Biodiversity Loss

A detailed explainer for veterinary professionals

Vet Sustain

What is biodiversity loss?

Biological diversity or biodiversity is the variety of life in all its forms, and at all levels including genes, species, and ecosystems.

Figure 1: Components of biodiversity and relationships among biodiversity, ecosystems, biomes and the biosphere (From Dasgupta, 2021).


The recognition of biodiversity as an important environmental issue for global recognition emerged at the 1992 Rio de Janeiro Conference on Environment and Development – also known as the Rio Earth Summit. At the conference, the Convention on Biological Diversity (CBD) was ratified, when 150 governments agreed to significantly reduce the rate of biodiversity loss.

Despite some progress to conserve nature and implement policies, we are facing an ever-increasing rate of biodiversity loss. A summary of the most comprehensive assessment of biodiversity to date was published in 2019 by the United Nations Intergovernmental Science-Policy Platform on Biodiversity and Ecosystem Services (IPBES). The IPBES (2019) concluded that ‘nature is declining globally at rates unprecedented in human history – and the rate of species extinctions is accelerating’.

  • In the past four decades, there has on average been a 60% global decline in the populations of mammals, birds, fish, reptiles and amphibians, mostly in the tropics.

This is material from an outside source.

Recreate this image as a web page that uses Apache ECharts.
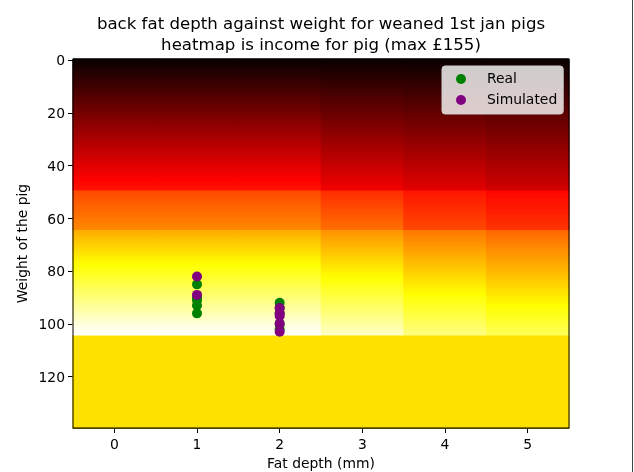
<!DOCTYPE html>
<html><head><meta charset="utf-8">
<script src="https://cdn.jsdelivr.net/npm/echarts@6/dist/echarts.min.js"></script>
<style>html,body{margin:0;padding:0;background:#fff}#c{width:634px;height:472px}</style>
</head><body><div id="c"></div>
<script>
const depthTicks = ['0','1','2','3','4','5'];
const incomeDepth0to2 = [0,1.2,2.5,3.7,5,6.2,7.4,8.7,9.9,11.2,12.4,13.6,14.9,16.1,17.4,18.6,19.8,21.1,22.3,23.6,24.8,26,27.3,28.5,29.8,31,32.2,33.5,34.7,36,37.2,38.4,39.7,40.9,42.2,43.4,44.6,45.9,47.1,48.4,49.6,50.8,52.1,53.3,54.6,55.8,57,58.3,59.5,60.8,
73.8,74.8,75.8,76.8,77.8,78.8,79.8,80.8,81.9,82.9,83.9,84.9,85.9,86.9,87.9,
96.9,98.3,99.8,101.3,102.8,104.3,105.8,107.3,108.8,110.3,111.8,113.2,114.7,116.2,117.7,119.2,120.7,122.2,123.7,125.2,126.7,128.1,129.6,131.1,132.6,134.1,135.6,137.1,138.6,140.1,141.6,143,144.5,146,147.5,149,150.5,152,153.5,155,
108.6,108.6,108.6,108.6,108.6,
108.6,108.6,108.6,108.6,108.6,
108.6,108.6,108.6,108.6,108.6,
108.6,108.6,108.6,108.6,108.6,
108.6,108.6,108.6,108.6,108.6,
108.6,108.6,108.6,108.6,108.6,
108.6,108.6,108.6,108.6,108.6];
const incomeDepth3 = [0,1.1,2.2,3.3,4.4,5.5,6.5,7.6,8.7,9.8,10.9,12,13.1,14.2,15.3,16.4,17.4,18.5,19.6,20.7,21.8,22.9,24,25.1,26.2,27.3,28.3,29.4,30.5,31.6,32.7,33.8,34.9,36,37.1,38.2,39.2,40.3,41.4,42.5,43.6,44.7,45.8,46.9,48,49.1,50.1,51.2,52.3,53.4,
67,68.1,69.1,70.2,71.3,72.4,73.4,74.5,75.6,76.6,77.7,78.8,79.9,80.9,82,
91,92.4,93.8,95.2,96.6,98,99.4,100.8,102.2,103.6,105,106.4,107.8,109.2,110.6,112,113.4,114.8,116.2,117.6,119,120.4,121.8,123.2,124.6,126,127.4,128.8,130.2,131.6,133,134.4,135.8,137.2,138.6,140,141.4,142.8,144.2,145.6,
108.6,108.6,108.6,108.6,108.6,
108.6,108.6,108.6,108.6,108.6,
108.6,108.6,108.6,108.6,108.6,
108.6,108.6,108.6,108.6,108.6,
108.6,108.6,108.6,108.6,108.6,
108.6,108.6,108.6,108.6,108.6,
108.6,108.6,108.6,108.6,108.6];
const incomeDepth4 = [0,1,2,3.1,4.1,5.1,6.1,7.1,8.2,9.2,10.2,11.2,12.2,13.3,14.3,15.3,16.3,17.3,18.4,19.4,20.4,21.4,22.4,23.5,24.5,25.5,26.5,27.5,28.6,29.6,30.6,31.6,32.6,33.7,34.7,35.7,36.7,37.7,38.8,39.8,40.8,41.8,42.8,43.9,44.9,45.9,46.9,47.9,49,50,
61.7,62.5,63.3,64.1,64.9,65.7,66.5,67.3,68.2,69,69.8,70.6,71.4,72.2,73,
84.5,85.8,87.1,88.4,89.7,91,92.3,93.6,94.9,96.2,97.5,98.8,100.1,101.4,102.7,104,105.3,106.6,107.9,109.2,110.5,111.8,113.1,114.4,115.7,117,118.3,119.6,120.9,122.2,123.5,124.8,126.1,127.4,128.7,130,131.3,132.6,133.9,135.2,
108.6,108.6,108.6,108.6,108.6,
108.6,108.6,108.6,108.6,108.6,
108.6,108.6,108.6,108.6,108.6,
108.6,108.6,108.6,108.6,108.6,
108.6,108.6,108.6,108.6,108.6,
108.6,108.6,108.6,108.6,108.6,
108.6,108.6,108.6,108.6,108.6];
const incomeDepth5 = [0,.9,1.9,2.8,3.8,4.7,5.6,6.6,7.5,8.5,9.4,10.3,11.3,12.2,13.2,14.1,15,16,16.9,17.9,18.8,19.7,20.7,21.6,22.6,23.5,24.4,25.4,26.3,27.3,28.2,29.1,30.1,31,32,32.9,33.8,34.8,35.7,36.7,37.6,38.5,39.5,40.4,41.4,42.3,43.2,44.2,45.1,46.1,
57.8,58.6,59.3,60.1,60.8,61.6,62.3,63.1,63.9,64.6,65.4,66.1,66.9,67.6,68.4,
80.6,81.8,83.1,84.3,85.6,86.8,88,89.3,90.5,91.8,93,94.2,95.5,96.7,98,99.2,100.4,101.7,102.9,104.2,105.4,106.6,107.9,109.1,110.4,111.6,112.8,114.1,115.3,116.6,117.8,119,120.3,121.5,122.8,124,125.2,126.5,127.7,129,
108.6,108.6,108.6,108.6,108.6,
108.6,108.6,108.6,108.6,108.6,
108.6,108.6,108.6,108.6,108.6,
108.6,108.6,108.6,108.6,108.6,
108.6,108.6,108.6,108.6,108.6,
108.6,108.6,108.6,108.6,108.6,
108.6,108.6,108.6,108.6,108.6];
const columns = [incomeDepth0to2, incomeDepth0to2, incomeDepth0to2, incomeDepth3, incomeDepth4, incomeDepth5];
const realDepth = [1,1,1,1,1,2,2,2,2,2];
const realWeight = [85,90,91,93,96,92,94,96,100,102];
const simDepth = [1,1,2,2,2,2,2];
const simWeight = [82,89,94,96,97,100,103];

const cells = [];
columns.forEach((col, x) => col.forEach((v, y) => cells.push([x, y, v])));
const weights = incomeDepth3.map((_, i) => String(i));

// matplotlib "hot" colormap
function hot(t) {
  const r = Math.min(1, 0.0416 + t * (1 - 0.0416) / 0.365);
  const g = Math.max(0, Math.min(1, (t - 0.365) / 0.381));
  const b = Math.max(0, (t - 0.746) / 0.254);
  return `rgb(${Math.round(r*255)},${Math.round(g*255)},${Math.round(Math.min(1,b)*255)})`;
}
const palette = [];
for (let i = 0; i <= 255; i++) palette.push(hot(i / 255));

const font = 'DejaVu Sans';
const chart = echarts.init(document.getElementById('c'), null, {renderer: 'canvas'});
const heatLayer = {type: 'heatmap', data: cells, progressive: 0, emphasis: {disabled: true}, silent: true, z: 1};
chart.setOption({
  animation: false,
  backgroundColor: '#fff',
  textStyle: {fontFamily: font},
  title: {
    text: 'back fat depth against weight for weaned 1st jan pigs\nheatmap is income for pig (max £155)',
    left: 321, top: 14, padding: 0, textAlign: 'center',
    textStyle: {fontFamily: font, fontSize: 16.6, fontWeight: 'normal', color: '#000', lineHeight: 21}
  },
  grid: {left: 73, top: 59, width: 496, height: 369, containLabel: false, outerBoundsMode: 'none'},
  xAxis: {
    type: 'category', data: depthTicks, position: 'bottom',
    name: 'Fat depth (mm)', nameLocation: 'middle', nameGap: 29,
    nameTextStyle: {fontFamily: font, fontSize: 13.9, color: '#000'},
    axisLine: {show: true, lineStyle: {color: '#000', width: 1}},
    axisTick: {show: true, alignWithLabel: true, length: 5, lineStyle: {color: '#000'}},
    axisLabel: {color: '#000', fontSize: 13.9, margin: 10, fontFamily: font},
    splitLine: {show: false}
  },
  yAxis: {
    type: 'category', data: weights, inverse: true,
    name: 'Weight of the pig', nameLocation: 'middle', nameGap: 43, nameMoveOverlap: false,
    nameTextStyle: {fontFamily: font, fontSize: 13.9, color: '#000'},
    axisLine: {show: true, lineStyle: {color: '#000', width: 1}},
    axisTick: {show: true, alignWithLabel: true, length: 5, interval: (i) => i % 20 === 0, lineStyle: {color: '#000'}},
    axisLabel: {color: '#000', fontSize: 13.9, margin: 8, verticalAlign: 'top', lineHeight: 3, fontFamily: font, interval: (i) => i % 20 === 0},
    splitLine: {show: false}
  },
  visualMap: {show: false, min: 0, max: 155, seriesIndex: [0, 1, 2], dimension: 2, inRange: {color: palette}},
  legend: {
    show: true, orient: 'vertical', left: 442, top: 66,
    data: ['Real', 'Simulated'], icon: 'circle',
    itemWidth: 10, itemHeight: 10, itemGap: 7,
    padding: [6, 6, 7, 14], borderRadius: 3,
    backgroundColor: 'rgba(255,255,255,0.8)', borderColor: '#ccc', borderWidth: 1,
    textStyle: {fontFamily: font, fontSize: 13.9, color: '#000', padding: [0, 0, 0, 16]}
  },
  series: [
    heatLayer, heatLayer, heatLayer,
    {type: 'scatter', name: 'Real', data: realDepth.map((d, i) => [d, realWeight[i]]), symbol: 'circle', symbolSize: 10, itemStyle: {color: 'green', opacity: 1}, z: 3},
    {type: 'scatter', name: 'Simulated', data: simDepth.map((d, i) => [d, simWeight[i]]), symbol: 'circle', symbolSize: 10, itemStyle: {color: 'purple', opacity: 1}, z: 4}
  ],
  graphic: [
    {type: 'rect', z: 50, silent: true, shape: {x: 73, y: 59, width: 496, height: 369}, style: {fill: 'none', stroke: '#000', lineWidth: 1}},
    {type: 'line', z: 50, silent: true, shape: {x1: 632.5, y1: 0, x2: 632.5, y2: 472}, style: {stroke: '#444', lineWidth: 1}}
  ]
});
</script></body></html>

  • The estimated number of wild bee species worldwide has fallen from 6,700 in the 1950s to only 3,400 in the 2010s.

  • It is thought that one million animal and plant species (approximately 25%) are threatened with extinction in most of the animal and plant groups that have been studied.

  • Current extinction rates are around 100 to 1,000 times higher than average over the past several million years – and they are accelerating. (IPBES 2019)

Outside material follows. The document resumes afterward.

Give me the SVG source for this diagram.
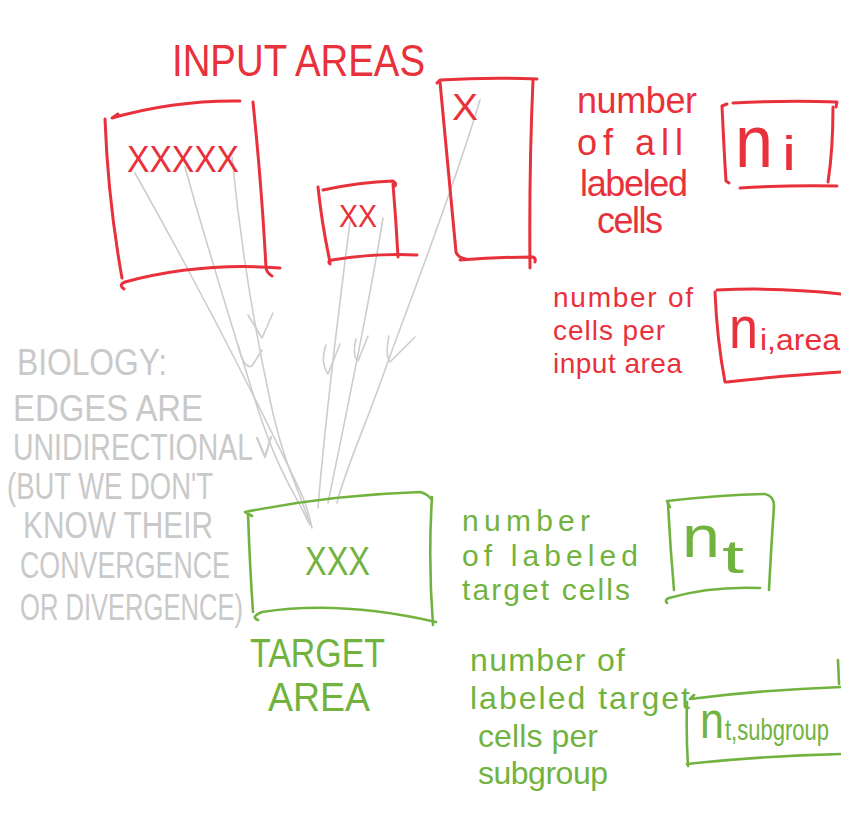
<svg xmlns="http://www.w3.org/2000/svg" width="841" height="839" viewBox="0 0 841 839">
<style>
.r{fill:none;stroke:#e8313b;stroke-width:3;stroke-linecap:round;stroke-linejoin:round}
.g{fill:none;stroke:#72b340;stroke-width:2.6;stroke-linecap:round;stroke-linejoin:round}
.c{fill:none;stroke:#cdcdcd;stroke-width:1.6;stroke-linecap:round;stroke-linejoin:round}
.tr{fill:#e8313b;font-family:"Liberation Sans",Arial,sans-serif}
.tg{fill:#72b340;font-family:"Liberation Sans",Arial,sans-serif}
.tc{fill:#c9c9c9;font-family:"Liberation Sans",Arial,sans-serif;font-size:29px}
</style>
<rect width="841" height="839" fill="#ffffff"/>

<g id="connectors">
<path class="c" d="M135,173 C185,262 232,352 268,425 S306,500 312,528"/>
<path class="c" d="M185,167 C205,240 230,320 255,400 S300,500 308,522"/>
<path class="c" d="M232,157 C240,240 255,330 270,400 S300,490 310,525"/>
<path class="c" d="M350,222 C340,300 325,420 318,508"/>
<path class="c" d="M383,218 C370,300 345,420 328,503"/>
<path class="c" d="M480,100 C450,200 410,300 385,370 S345,470 337,503"/>
<path class="c" d="M238,345 Q244,370 252,366 L262,350"/>
<path class="c" d="M248,315 L262,338 L273,313"/>
<path class="c" d="M326,345 Q320,362 328,374 L340,344"/>
<path class="c" d="M356,339 Q352,356 358,361 L368,336"/>
<path class="c" d="M389,336 Q385,355 390,362 L415,337"/>
</g>

<g id="title-input-areas">
<text class="tr" x="172" y="76" font-size="44" textLength="253" lengthAdjust="spacingAndGlyphs">INPUT AREAS</text>
</g>

<g id="input-area-1">
<path class="r" d="M118,114 L112,118 Q175,100 240,101"/>
<path class="r" d="M105,119 Q108,200 122,278"/>
<path class="r" d="M253,102 Q262,190 266,268 Q267,273 272,276"/>
<path class="r" d="M124,289 Q118,285 125,282 Q200,262 280,268"/>
<text class="tr" x="127" y="172" font-size="36" textLength="112" lengthAdjust="spacingAndGlyphs">XXXXX</text>
</g>

<g id="input-area-2">
<path class="r" d="M323,190 Q360,182 393,181 Q397,183 395,186"/>
<path class="r" d="M318,187 Q322,225 330,262"/>
<path class="r" d="M393,184 Q396,220 398,257"/>
<path class="r" d="M330,264 Q327,261 332,260 Q375,253 417,255"/>
<text class="tr" x="339" y="227" font-size="32" textLength="38" lengthAdjust="spacingAndGlyphs">XX</text>
</g>

<g id="input-area-3">
<path class="r" d="M437,83 L440,80 Q490,77 537,79"/>
<path class="r" d="M440,82 Q448,170 456,252 Q458,258 466,259"/>
<path class="r" d="M533,80 Q529,170 530,268"/>
<path class="r" d="M460,260 Q500,257 533,257 Q536,258 535,262"/>
<text class="tr" x="452" y="120" font-size="36" textLength="26" lengthAdjust="spacingAndGlyphs">X</text>
</g>

<g id="label-ni">
<text class="tr" font-size="36" lengthAdjust="spacingAndGlyphs">
<tspan x="577" y="113" textLength="120">number</tspan>
<tspan x="577" y="155" textLength="106">of all</tspan>
<tspan x="580" y="196" textLength="108">labeled</tspan>
<tspan x="597" y="233" textLength="66">cells</tspan>
</text>
</g>

<g id="box-ni">
<path class="r" d="M733,103 Q790,100 837,102 L836,107"/>
<path class="r" d="M727,104 L722,106 Q724,150 726,181 L729,183"/>
<path class="r" d="M833,107 Q833,150 828,182"/>
<path class="r" d="M740,188 Q790,185 837,186"/>
<text class="tr" x="735" y="167" font-size="74" textLength="38" lengthAdjust="spacingAndGlyphs">n</text>
<text class="tr" x="782" y="170" font-size="48" textLength="14" lengthAdjust="spacingAndGlyphs">i</text>
</g>

<g id="label-ni-area">
<text class="tr" font-size="28" lengthAdjust="spacingAndGlyphs">
<tspan x="553" y="307" textLength="140">number of</tspan>
<tspan x="553" y="340" textLength="112">cells per</tspan>
<tspan x="553" y="373" textLength="129">input area</tspan>
</text>
</g>

<g id="box-ni-area">
<path class="r" d="M717,290 Q780,287 841,294"/>
<path class="r" d="M715,292 Q717,340 725,382"/>
<path class="r" d="M727,382 Q790,375 841,372"/>
<text class="tr" x="729" y="348" font-size="60" textLength="29" lengthAdjust="spacingAndGlyphs">n</text>
<text class="tr" x="760" y="350" font-size="30" textLength="80" lengthAdjust="spacingAndGlyphs">i,area</text>
</g>

<g id="biology-note">
<text class="tc" transform="translate(17,375) scale(1,1.25)" textLength="150" lengthAdjust="spacingAndGlyphs">BIOLOGY:</text>
<text class="tc" transform="translate(13,421) scale(1,1.25)" textLength="190" lengthAdjust="spacingAndGlyphs">EDGES ARE</text>
<text class="tc" transform="translate(13,460) scale(1,1.25)" textLength="240" lengthAdjust="spacingAndGlyphs">UNIDIRECTIONAL</text>
<text class="tc" transform="translate(7,499) scale(1,1.25)" textLength="206" lengthAdjust="spacingAndGlyphs">(BUT WE DON'T</text>
<text class="tc" transform="translate(23,538) scale(1,1.25)" textLength="190" lengthAdjust="spacingAndGlyphs">KNOW THEIR</text>
<text class="tc" transform="translate(20,578) scale(1,1.25)" textLength="210" lengthAdjust="spacingAndGlyphs">CONVERGENCE</text>
<text class="tc" transform="translate(20,620) scale(1,1.25)" textLength="223" lengthAdjust="spacingAndGlyphs">OR DIVERGENCE)</text>
<path class="c" d="M257,438 L265,457 L271,437" style="stroke-width:2.2"/>
</g>

<g id="target-area">
<path class="g" d="M252,516 L245,512 Q330,495 420,492 Q428,494 432,500"/>
<path class="g" d="M248,514 Q250,570 253,612"/>
<path class="g" d="M432,497 Q428,560 433,625"/>
<path class="g" d="M258,620 Q250,617 262,612 Q340,600 436,622"/>
<text class="tg" x="305" y="575" font-size="40" textLength="65" lengthAdjust="spacingAndGlyphs">XXX</text>
<text class="tg" x="250" y="667" font-size="40" textLength="135" lengthAdjust="spacingAndGlyphs">TARGET</text>
<text class="tg" x="268" y="711" font-size="40" textLength="102" lengthAdjust="spacingAndGlyphs">AREA</text>
</g>

<g id="label-nt">
<text class="tg" font-size="30" lengthAdjust="spacingAndGlyphs">
<tspan x="462" y="531" textLength="128">number</tspan>
<tspan x="462" y="566" textLength="176">of labeled</tspan>
<tspan x="462" y="600" textLength="168">target cells</tspan>
</text>
</g>

<g id="box-nt">
<path class="g" d="M670,507 L667,501 Q720,495 765,494 Q774,496 774,506"/>
<path class="g" d="M668,503 Q670,545 674,590"/>
<path class="g" d="M774,506 Q771,550 769,590"/>
<path class="g" d="M667,603 Q664,600 669,598 Q710,586 760,588"/>
<text class="tg" x="682" y="557" font-size="60" textLength="38" lengthAdjust="spacingAndGlyphs">n</text>
<text class="tg" x="722" y="573" font-size="46" textLength="22" lengthAdjust="spacingAndGlyphs">t</text>
</g>

<g id="label-nt-subgroup">
<text class="tg" font-size="32" lengthAdjust="spacingAndGlyphs">
<tspan x="470" y="671" textLength="155">number of</tspan>
<tspan x="470" y="709" textLength="220">labeled target</tspan>
<tspan x="478" y="747" textLength="120">cells per</tspan>
<tspan x="478" y="784" textLength="130">subgroup</tspan>
</text>
</g>

<g id="box-nt-subgroup">
<path class="g" d="M694,695 L690,699 Q760,690 841,687"/>
<path class="g" d="M687,702 Q686,735 688,766"/>
<path class="g" d="M687,764 Q760,756 841,754"/>
<path class="g" d="M838,660 L839,684"/>
<text class="tg" x="700" y="738" font-size="52" textLength="24" lengthAdjust="spacingAndGlyphs">n</text>
<text class="tg" transform="translate(725,740) scale(1,1.3)" font-size="22" textLength="104" lengthAdjust="spacingAndGlyphs">t,subgroup</text>
</g>
</svg>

What causes biodiversity loss?

According to the IPBES (2019), the five direct drivers of biodiversity loss with the largest relative global impacts so far are, in descending order: (1) changes in land and sea use; (2) direct exploitation of organisms; (3) climate change; (4) pollution; and (5) invasive alien species.

Why is it important?

"Biodiversity is the totality of all inherited variation in the life forms of Earth, of which we are one species. We study and save it to our great benefit. We ignore and degrade it to our great peril." — E.O. Wilson

Biodiversity is recognised as important because of its intrinsic value (value independent of usefulness to human beings), and because of the key role it plays in supporting ecosystem services that benefit human societies and economies (Dasgupta 2021). These ecosystem services belong to four main categories: provisioning services (e.g. food, water, wood, fuel, fibre, medicines and genetic resources); supporting services (e.g. water cycling and soil formation); regulating services (e.g. climate and erosion); and cultural services (e.g. aesthetic and educational).

In addition, biodiversity underpins the resilience and function of ecosystems, i.e. their capacity to sustain such services over time and in the face of various disturbances (Dasgupta 2021). Biodiversity can also regulate the prevalence of disease vectors: many emerging infectious diseases – including the COVID-19 pandemic – have root causes in anthropogenic disturbance of ecosystems and the associated loss of biodiversity (IPBES 2019; Baudron and Liégeois 2020).

You might like to explore this fourth chapter in ‘Living in the Age of Humans', a series of stories examining the planet-wide impacts of our species.

References

Dasgupta, P. The economics of biodiversity: the Dasgupta review. (2021) doi:10.2458/jpe.2289.

IPBES. Global assessment report on biodiversity and ecosystem services of the Intergovernmental Science-Policy Platform on Biodiversity and Ecosystem Services. (2019).